▸ **Directive**: Reproduce, character for character, the lines below from the first through the one with "CartesianGrid, LabelList, ReferenceDot". Leave pictures out.

* START Material provided *

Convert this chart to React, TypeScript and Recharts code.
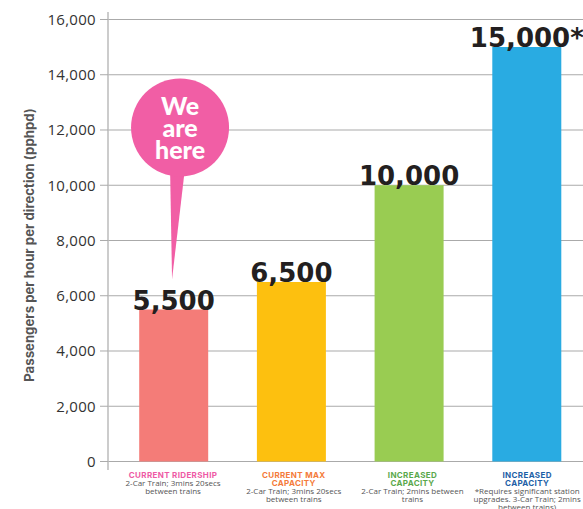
import React from "react";
import { BarChart, Bar, Cell, XAxis, YAxis, CartesianGrid, LabelList, ReferenceDot } from "recharts";

const categories = ["current-ridership", "current-max", "increased-2car", "increased-3car"];
const passengers = [5500, 6500, 10000, 15000];
const barColors = ["#F47C78", "#FDC00F", "#99CC52", "#29ABE2"];
const valueLabels = ["5,500", "6,500", "10,000", "15,000*"];
const headingColors = ["#EE5AA5", "#F47B3A", "#5AA84B", "#1D5FA6"];
const headings = [
  ["CURRENT RIDERSHIP"],
  ["CURRENT MAX", "CAPACITY"],
  ["INCREASED", "CAPACITY"],
  ["INCREASED", "CAPACITY"],
];
const descriptions = [
  ["2-Car Train; 3mins 20secs", "between trains"],
  ["2-Car Train; 3mins 20secs", "between trains"],
  ["2-Car Train; 2mins between", "trains"],
  ["*Requires significant station", "upgrades. 3-Car Train; 2mins", "between trains)"],
];
const yTicks = [0, 2000, 4000, 6000, 8000, 10000, 12000, 14000, 16000];
const calloutLines = ["We", "are", "here"];
const calloutValue = 12090;
const calloutTipValue = 6600;

const rows = categories.map((category, i) => ({
  category,
  passengers: passengers[i],
  label: valueLabels[i],
}));

const PIXELS_PER_UNIT = 0.027625;
const FONT = "'Open Sans', sans-serif";

// Category caption: coloured heading above grey description lines.
function CategoryTick({ x, payload }: any) {
  const i = categories.indexOf(payload.value);
  const head = headings[i];
  const desc = descriptions[i];
  const captionX = x + [-1, 2, 3, 0][i];
  return (
    <g>
      {head.map((line, k) => (
        <text key={line} x={captionX} y={478 + k * 8} textAnchor="middle" fontFamily="Inter, sans-serif"
          fontSize={8} letterSpacing={0.35} fontWeight={700} fill={headingColors[i]}>
          {line}
        </text>
      ))}
      {desc.map((line, k) => (
        <text key={line} x={captionX} y={478 + (head.length + k) * 8} textAnchor="middle" fontFamily={FONT}
          fontSize={8} fill="#555">
          {line}
        </text>
      ))}
    </g>
  );
}

// Speech-pin annotation: a disc with a tapering tail pointing at the first bar.
function CalloutPin({ cx, cy }: any) {
  const centerX = cx + 6;
  const tipY = cy + (calloutValue - calloutTipValue) * PIXELS_PER_UNIT;
  return (
    <g>
      <path d={`M${centerX - 10} ${cy + 40} L${centerX + 5} ${cy + 40} L${centerX - 8} ${tipY} Z`} fill="#F15EA5" />
      <circle cx={centerX} cy={cy} r={49} fill="#F15EA5" />
      {calloutLines.map((line, k) => (
        <text key={line} x={centerX} y={cy - 13 + k * 22} textAnchor="middle" fontFamily="Lato, sans-serif"
          fontWeight={900} fontSize={25} fill="#fff">
          {line}
        </text>
      ))}
    </g>
  );
}

export default function App() {
  return (
    <div style={{ position: "absolute", left: 0, top: 0, width: 583, height: 509, overflow: "hidden", background: "#fff" }}>
      <BarChart width={600} height={509} data={rows} barSize={69}
        margin={{ top: 12, right: 14, bottom: 0, left: 0 }}>
        <CartesianGrid vertical={false} stroke="#aaa" strokeWidth={1.2} horizontalValues={yTicks} />
        <XAxis dataKey="category" height={39} axisLine={false} tickLine={false} interval={0}
          padding={{ left: 7.2, right: 0 }} tick={<CategoryTick />} />
        <YAxis width={108} domain={[-308, 16271]} ticks={yTicks} allowDataOverflow interval={0}
          tickFormatter={(v: number) => v.toLocaleString("en-US")}
          axisLine={{ stroke: "#bbb", strokeWidth: 1.5 }} tickLine={{ stroke: "#aaa" }} tickSize={8} tickMargin={4}
          tick={{ fill: "#333", fontSize: 15, fontFamily: FONT, letterSpacing: 0.3 }}
          label={{
            value: "Passengers per hour per direction (pphpd)",
            angle: -90,
            position: "insideLeft",
            dx: 24,
            dy: 4,
            style: { fill: "#555", fontSize: 13.2, fontWeight: 700, fontFamily: "Inter, sans-serif", textAnchor: "middle" },
          }} />
        <Bar dataKey="passengers" isAnimationActive={false}>
          {rows.map((row, i) => (
            <Cell key={row.category} fill={barColors[i]} />
          ))}
          <LabelList dataKey="label" position="top" offset={0}
            style={{ fill: "#231F20", fontSize: 26, fontWeight: 700, fontFamily: "'DejaVu Sans', sans-serif" }} />
        </Bar>
        <ReferenceDot x={categories[0]} y={calloutValue} ifOverflow="visible" shape={<CalloutPin />} />
      </BarChart>
    </div>
  );
}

* END Material provided *

▸ **Output for this task**:
Convert this chart to React, TypeScript and Recharts code.
import React from "react";
import { BarChart, Bar, Cell, XAxis, YAxis, CartesianGrid, LabelList, ReferenceDot } from "recharts";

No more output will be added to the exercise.